── STORED DATA
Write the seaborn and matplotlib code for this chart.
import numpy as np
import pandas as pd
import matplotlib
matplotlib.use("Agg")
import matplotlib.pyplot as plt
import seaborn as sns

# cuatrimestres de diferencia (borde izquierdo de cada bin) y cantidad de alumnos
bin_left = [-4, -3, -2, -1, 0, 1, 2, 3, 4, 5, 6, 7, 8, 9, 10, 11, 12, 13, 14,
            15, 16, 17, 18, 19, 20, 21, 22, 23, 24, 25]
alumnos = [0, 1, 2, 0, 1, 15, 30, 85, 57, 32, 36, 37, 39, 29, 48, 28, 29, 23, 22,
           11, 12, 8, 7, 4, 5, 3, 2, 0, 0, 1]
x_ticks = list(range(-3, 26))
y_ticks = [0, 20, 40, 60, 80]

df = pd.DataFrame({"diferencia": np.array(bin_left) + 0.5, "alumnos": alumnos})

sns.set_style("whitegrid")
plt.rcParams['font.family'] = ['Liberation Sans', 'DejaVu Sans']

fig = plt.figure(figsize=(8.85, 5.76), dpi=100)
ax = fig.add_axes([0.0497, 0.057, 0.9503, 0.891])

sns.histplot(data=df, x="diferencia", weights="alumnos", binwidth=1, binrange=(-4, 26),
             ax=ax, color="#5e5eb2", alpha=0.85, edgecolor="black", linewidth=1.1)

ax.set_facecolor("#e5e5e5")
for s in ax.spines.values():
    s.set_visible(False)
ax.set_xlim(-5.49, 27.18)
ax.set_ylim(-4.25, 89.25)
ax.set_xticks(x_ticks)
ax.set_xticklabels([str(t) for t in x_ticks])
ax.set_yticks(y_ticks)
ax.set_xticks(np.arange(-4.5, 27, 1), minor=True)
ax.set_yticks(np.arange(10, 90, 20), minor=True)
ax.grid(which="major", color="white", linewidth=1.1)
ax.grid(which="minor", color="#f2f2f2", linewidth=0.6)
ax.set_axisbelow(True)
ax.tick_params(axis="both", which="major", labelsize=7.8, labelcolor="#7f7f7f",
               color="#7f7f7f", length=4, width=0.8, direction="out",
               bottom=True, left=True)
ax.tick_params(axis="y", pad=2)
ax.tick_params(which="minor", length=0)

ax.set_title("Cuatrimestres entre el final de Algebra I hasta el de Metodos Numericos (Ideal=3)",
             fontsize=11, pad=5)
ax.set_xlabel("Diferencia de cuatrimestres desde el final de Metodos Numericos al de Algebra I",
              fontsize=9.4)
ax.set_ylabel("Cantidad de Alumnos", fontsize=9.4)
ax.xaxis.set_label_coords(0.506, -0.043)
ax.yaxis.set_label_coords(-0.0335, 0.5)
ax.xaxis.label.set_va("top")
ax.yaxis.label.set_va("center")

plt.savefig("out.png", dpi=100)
────
-- THE PROBLEM --
Starting at the first line of the listing, retype every line up to and including the one with "import seaborn as sns".

-- CORRECT RESULT --
Write the seaborn and matplotlib code for this chart.
import numpy as np
import pandas as pd
import matplotlib
matplotlib.use("Agg")
import matplotlib.pyplot as plt
import seaborn as sns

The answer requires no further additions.